• [What is needed] Line by line, repeat the data below exactly, beginning at the first line and ending at the line with "const yTickLabels = ['1', '1.5', '2', '2.5', '3'];". Omit pictures.
··· Data shown ···
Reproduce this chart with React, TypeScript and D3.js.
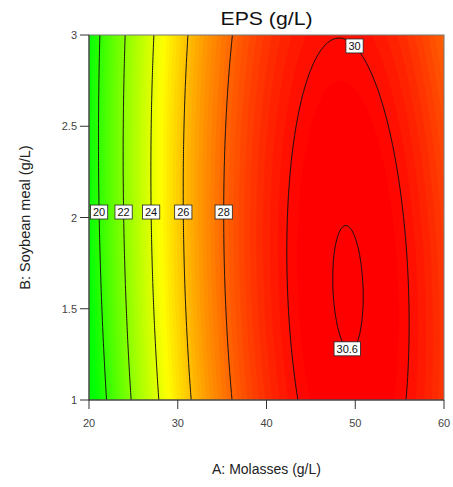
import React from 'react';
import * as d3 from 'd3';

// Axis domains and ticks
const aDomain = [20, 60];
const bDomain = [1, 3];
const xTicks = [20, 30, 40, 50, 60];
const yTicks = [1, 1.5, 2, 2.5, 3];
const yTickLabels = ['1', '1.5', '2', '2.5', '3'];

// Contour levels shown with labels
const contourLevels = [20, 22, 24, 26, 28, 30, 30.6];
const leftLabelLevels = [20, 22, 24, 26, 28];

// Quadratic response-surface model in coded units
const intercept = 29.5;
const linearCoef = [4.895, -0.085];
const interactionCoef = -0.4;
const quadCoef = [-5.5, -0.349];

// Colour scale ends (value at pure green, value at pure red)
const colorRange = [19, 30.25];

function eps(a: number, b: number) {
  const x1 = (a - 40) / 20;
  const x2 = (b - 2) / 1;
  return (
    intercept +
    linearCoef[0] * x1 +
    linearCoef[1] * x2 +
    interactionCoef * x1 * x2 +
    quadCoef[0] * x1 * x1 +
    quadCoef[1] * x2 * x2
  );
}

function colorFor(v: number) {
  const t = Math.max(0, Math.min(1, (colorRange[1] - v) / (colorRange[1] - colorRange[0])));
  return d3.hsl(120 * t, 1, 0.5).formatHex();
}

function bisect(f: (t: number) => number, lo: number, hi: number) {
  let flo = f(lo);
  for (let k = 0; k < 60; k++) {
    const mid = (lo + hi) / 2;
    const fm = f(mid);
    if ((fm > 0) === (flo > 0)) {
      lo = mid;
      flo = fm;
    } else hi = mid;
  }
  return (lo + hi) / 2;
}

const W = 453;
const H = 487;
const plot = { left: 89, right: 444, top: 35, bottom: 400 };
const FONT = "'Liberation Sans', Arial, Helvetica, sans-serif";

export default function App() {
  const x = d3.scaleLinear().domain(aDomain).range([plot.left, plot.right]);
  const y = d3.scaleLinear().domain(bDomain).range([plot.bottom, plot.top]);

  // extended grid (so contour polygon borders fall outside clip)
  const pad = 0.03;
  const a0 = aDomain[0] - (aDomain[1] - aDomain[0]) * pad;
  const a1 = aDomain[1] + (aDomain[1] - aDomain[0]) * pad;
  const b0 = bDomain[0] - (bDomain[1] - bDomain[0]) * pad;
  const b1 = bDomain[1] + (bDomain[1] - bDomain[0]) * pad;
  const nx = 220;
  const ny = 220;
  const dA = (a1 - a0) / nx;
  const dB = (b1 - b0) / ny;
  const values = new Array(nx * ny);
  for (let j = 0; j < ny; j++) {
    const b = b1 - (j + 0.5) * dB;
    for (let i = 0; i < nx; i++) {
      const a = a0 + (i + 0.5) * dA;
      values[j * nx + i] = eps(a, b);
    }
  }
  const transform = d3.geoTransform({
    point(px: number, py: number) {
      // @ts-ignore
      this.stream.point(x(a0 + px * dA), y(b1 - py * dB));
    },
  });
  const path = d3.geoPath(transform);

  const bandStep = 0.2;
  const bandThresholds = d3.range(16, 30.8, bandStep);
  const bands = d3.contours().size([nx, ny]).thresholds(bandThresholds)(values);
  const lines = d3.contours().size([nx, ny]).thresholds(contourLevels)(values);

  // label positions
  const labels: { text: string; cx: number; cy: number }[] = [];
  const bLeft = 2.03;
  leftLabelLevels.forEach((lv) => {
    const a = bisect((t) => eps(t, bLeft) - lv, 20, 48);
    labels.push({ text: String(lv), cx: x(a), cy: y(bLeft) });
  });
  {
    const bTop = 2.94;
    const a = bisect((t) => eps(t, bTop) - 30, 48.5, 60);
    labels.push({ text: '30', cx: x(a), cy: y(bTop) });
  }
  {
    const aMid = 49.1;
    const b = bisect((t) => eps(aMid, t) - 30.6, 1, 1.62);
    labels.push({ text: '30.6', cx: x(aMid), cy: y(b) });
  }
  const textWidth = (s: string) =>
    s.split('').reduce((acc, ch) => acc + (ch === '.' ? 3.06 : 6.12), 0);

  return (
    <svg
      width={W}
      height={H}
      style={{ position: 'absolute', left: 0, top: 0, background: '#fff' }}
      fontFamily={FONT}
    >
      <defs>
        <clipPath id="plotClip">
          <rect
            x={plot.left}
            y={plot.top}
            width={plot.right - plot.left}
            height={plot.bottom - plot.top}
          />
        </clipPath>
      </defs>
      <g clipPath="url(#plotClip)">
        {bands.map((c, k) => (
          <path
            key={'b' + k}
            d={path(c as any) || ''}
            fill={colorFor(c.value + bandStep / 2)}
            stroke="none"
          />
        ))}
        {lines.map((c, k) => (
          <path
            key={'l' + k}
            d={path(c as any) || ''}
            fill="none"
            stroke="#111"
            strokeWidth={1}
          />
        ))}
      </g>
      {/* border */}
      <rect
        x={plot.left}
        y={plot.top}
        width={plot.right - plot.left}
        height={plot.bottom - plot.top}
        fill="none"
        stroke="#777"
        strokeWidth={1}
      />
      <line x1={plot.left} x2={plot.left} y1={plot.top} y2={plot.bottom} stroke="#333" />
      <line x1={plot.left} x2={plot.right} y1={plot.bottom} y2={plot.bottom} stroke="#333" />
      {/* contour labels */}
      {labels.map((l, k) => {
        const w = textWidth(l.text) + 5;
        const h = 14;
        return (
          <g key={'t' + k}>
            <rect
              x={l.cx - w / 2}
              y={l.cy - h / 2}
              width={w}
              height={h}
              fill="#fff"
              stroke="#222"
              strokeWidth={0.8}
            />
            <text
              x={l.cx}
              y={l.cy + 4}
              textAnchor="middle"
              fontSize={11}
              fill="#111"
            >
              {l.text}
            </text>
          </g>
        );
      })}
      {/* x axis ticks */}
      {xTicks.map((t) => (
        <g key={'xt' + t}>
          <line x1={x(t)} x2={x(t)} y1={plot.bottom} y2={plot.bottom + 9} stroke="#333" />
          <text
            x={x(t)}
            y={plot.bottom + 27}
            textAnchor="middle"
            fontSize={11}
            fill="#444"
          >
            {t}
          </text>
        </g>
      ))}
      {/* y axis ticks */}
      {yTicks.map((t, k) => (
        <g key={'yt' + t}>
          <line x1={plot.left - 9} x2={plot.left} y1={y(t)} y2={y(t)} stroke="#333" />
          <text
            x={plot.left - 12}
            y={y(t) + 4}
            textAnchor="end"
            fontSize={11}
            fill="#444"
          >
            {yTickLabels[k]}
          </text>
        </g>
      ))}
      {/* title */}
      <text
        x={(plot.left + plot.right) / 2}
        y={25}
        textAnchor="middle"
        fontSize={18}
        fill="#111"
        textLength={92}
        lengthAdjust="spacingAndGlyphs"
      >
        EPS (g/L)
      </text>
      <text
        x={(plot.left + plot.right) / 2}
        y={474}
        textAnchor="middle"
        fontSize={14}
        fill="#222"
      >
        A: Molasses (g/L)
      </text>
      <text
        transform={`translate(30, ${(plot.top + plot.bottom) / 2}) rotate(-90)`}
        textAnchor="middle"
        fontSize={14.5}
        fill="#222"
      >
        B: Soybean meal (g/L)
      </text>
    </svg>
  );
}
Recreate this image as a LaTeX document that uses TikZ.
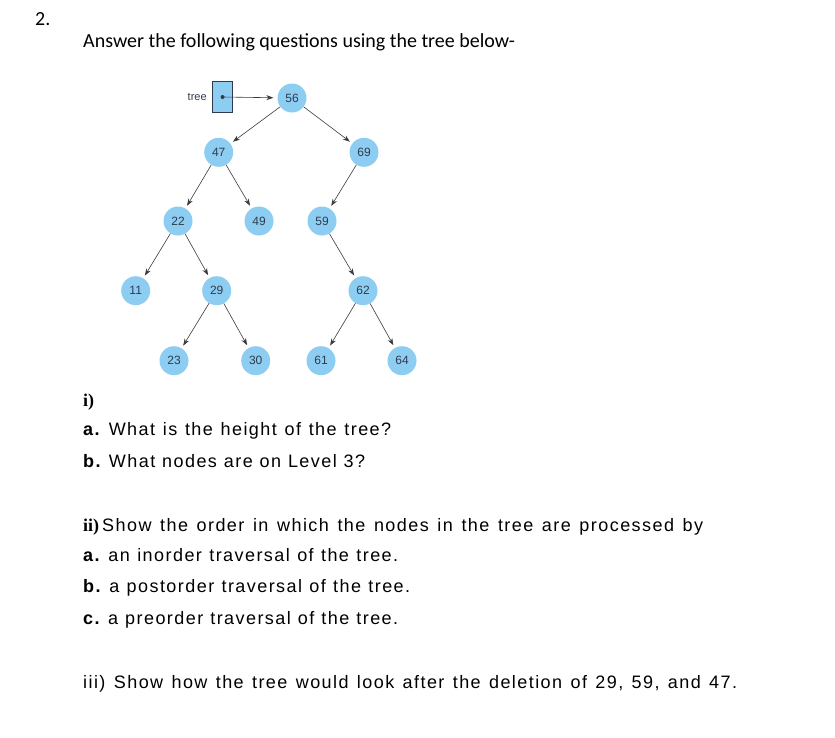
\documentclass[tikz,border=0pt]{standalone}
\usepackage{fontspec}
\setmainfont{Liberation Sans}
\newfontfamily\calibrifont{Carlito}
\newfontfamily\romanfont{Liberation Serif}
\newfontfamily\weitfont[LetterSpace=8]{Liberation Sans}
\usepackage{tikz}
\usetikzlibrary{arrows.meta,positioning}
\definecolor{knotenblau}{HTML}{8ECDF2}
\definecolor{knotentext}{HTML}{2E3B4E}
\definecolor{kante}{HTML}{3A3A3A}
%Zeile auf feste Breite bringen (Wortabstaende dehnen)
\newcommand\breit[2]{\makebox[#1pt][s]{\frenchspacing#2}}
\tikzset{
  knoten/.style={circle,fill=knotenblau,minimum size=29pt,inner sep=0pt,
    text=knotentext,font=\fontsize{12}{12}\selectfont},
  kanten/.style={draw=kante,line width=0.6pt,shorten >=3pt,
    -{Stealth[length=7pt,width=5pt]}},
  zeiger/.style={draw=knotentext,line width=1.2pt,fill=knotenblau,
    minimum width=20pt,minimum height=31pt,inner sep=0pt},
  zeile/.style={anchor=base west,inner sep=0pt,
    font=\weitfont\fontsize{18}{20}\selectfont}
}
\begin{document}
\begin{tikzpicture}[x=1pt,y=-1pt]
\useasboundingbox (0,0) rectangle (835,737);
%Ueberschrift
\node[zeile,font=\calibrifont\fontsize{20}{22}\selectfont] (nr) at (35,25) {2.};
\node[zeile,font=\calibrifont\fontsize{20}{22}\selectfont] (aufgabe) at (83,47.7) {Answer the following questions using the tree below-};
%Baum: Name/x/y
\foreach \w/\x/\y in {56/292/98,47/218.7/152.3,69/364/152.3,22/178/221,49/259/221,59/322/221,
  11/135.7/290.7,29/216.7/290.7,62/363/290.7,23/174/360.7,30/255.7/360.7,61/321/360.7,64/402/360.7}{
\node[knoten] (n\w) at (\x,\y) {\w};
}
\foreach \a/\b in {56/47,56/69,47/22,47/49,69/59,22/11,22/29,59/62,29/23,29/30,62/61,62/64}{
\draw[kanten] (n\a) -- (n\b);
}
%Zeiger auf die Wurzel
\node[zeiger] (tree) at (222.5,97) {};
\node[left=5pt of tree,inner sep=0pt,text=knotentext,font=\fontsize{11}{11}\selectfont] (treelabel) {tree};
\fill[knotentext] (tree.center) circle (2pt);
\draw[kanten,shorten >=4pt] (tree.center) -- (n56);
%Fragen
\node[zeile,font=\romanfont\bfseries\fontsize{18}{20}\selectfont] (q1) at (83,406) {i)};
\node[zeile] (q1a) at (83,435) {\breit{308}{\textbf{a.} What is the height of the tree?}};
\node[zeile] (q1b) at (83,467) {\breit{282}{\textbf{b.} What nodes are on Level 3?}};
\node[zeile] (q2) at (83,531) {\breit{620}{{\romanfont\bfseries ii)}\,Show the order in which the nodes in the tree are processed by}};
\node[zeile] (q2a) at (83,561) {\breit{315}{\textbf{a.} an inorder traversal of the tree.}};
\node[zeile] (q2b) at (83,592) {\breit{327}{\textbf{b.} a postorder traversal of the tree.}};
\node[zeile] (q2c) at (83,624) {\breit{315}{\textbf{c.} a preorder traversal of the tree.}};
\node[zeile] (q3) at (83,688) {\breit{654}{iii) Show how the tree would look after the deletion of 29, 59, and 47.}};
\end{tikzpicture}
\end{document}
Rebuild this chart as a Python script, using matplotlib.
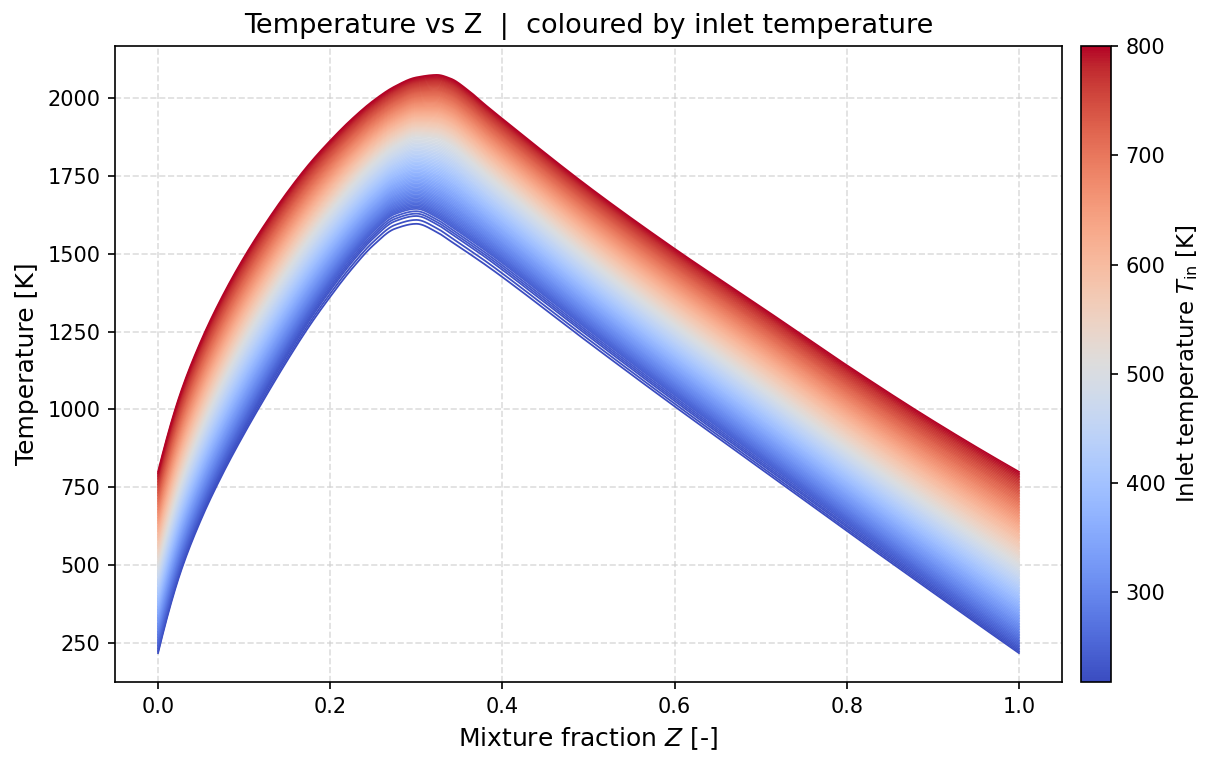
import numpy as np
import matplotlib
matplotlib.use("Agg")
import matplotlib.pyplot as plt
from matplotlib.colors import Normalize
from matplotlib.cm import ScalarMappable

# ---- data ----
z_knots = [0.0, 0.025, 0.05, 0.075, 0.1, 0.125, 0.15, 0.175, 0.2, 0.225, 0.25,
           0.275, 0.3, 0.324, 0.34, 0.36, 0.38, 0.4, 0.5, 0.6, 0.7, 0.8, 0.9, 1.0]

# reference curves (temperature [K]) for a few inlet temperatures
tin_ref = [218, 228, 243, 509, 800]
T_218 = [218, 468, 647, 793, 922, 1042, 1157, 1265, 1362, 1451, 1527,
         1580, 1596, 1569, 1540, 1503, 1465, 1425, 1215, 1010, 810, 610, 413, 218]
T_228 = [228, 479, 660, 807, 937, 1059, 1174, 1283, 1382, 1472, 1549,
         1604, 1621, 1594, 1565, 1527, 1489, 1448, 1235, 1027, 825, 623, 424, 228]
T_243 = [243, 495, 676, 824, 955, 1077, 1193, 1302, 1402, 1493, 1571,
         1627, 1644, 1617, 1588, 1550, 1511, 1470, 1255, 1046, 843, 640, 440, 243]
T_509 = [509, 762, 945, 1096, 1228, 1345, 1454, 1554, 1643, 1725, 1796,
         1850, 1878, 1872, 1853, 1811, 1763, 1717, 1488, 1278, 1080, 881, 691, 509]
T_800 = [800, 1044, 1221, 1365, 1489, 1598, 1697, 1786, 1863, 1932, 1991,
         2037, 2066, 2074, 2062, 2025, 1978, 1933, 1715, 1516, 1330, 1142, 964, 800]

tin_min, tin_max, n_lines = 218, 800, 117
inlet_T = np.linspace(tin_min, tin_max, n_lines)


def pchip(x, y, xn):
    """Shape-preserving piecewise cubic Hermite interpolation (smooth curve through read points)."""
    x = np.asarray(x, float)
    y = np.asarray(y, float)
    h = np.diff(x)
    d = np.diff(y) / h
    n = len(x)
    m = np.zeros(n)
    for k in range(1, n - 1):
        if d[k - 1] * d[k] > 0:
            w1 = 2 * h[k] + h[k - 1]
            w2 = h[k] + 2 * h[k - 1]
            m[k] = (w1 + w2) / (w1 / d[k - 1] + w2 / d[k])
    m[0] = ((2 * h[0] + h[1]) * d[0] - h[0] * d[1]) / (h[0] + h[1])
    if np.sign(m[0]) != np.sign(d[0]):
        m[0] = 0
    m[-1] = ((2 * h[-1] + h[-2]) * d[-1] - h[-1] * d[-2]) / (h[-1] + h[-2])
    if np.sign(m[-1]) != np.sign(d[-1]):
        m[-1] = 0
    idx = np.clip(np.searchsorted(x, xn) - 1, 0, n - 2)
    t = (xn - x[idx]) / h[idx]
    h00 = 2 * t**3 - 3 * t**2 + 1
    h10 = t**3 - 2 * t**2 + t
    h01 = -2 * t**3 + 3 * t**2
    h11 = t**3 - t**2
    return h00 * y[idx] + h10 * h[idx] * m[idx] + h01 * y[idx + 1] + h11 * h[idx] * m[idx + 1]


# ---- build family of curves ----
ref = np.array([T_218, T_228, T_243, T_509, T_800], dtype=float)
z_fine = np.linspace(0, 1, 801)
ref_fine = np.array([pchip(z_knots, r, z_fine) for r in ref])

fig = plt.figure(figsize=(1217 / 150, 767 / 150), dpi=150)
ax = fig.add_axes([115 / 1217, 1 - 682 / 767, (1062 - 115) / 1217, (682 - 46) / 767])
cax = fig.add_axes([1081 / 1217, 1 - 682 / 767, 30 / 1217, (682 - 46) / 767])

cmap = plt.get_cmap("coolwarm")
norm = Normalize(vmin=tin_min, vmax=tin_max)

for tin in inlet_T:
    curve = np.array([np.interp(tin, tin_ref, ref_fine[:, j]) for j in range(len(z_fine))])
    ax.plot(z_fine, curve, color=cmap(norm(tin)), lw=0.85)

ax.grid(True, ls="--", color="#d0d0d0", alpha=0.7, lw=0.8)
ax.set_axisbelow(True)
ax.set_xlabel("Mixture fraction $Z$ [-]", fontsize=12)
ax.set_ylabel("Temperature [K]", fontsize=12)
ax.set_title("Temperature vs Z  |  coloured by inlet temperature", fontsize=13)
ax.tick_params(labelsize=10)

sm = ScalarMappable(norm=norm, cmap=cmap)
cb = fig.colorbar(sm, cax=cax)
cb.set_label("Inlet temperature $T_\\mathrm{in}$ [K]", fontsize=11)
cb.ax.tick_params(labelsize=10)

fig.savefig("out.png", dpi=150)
···
• [Full answer]
Reproduce this chart with React, TypeScript and D3.js.
import React from 'react';
import * as d3 from 'd3';

// Axis domains and ticks
const aDomain = [20, 60];
const bDomain = [1, 3];
const xTicks = [20, 30, 40, 50, 60];
const yTicks = [1, 1.5, 2, 2.5, 3];
const yTickLabels = ['1', '1.5', '2', '2.5', '3'];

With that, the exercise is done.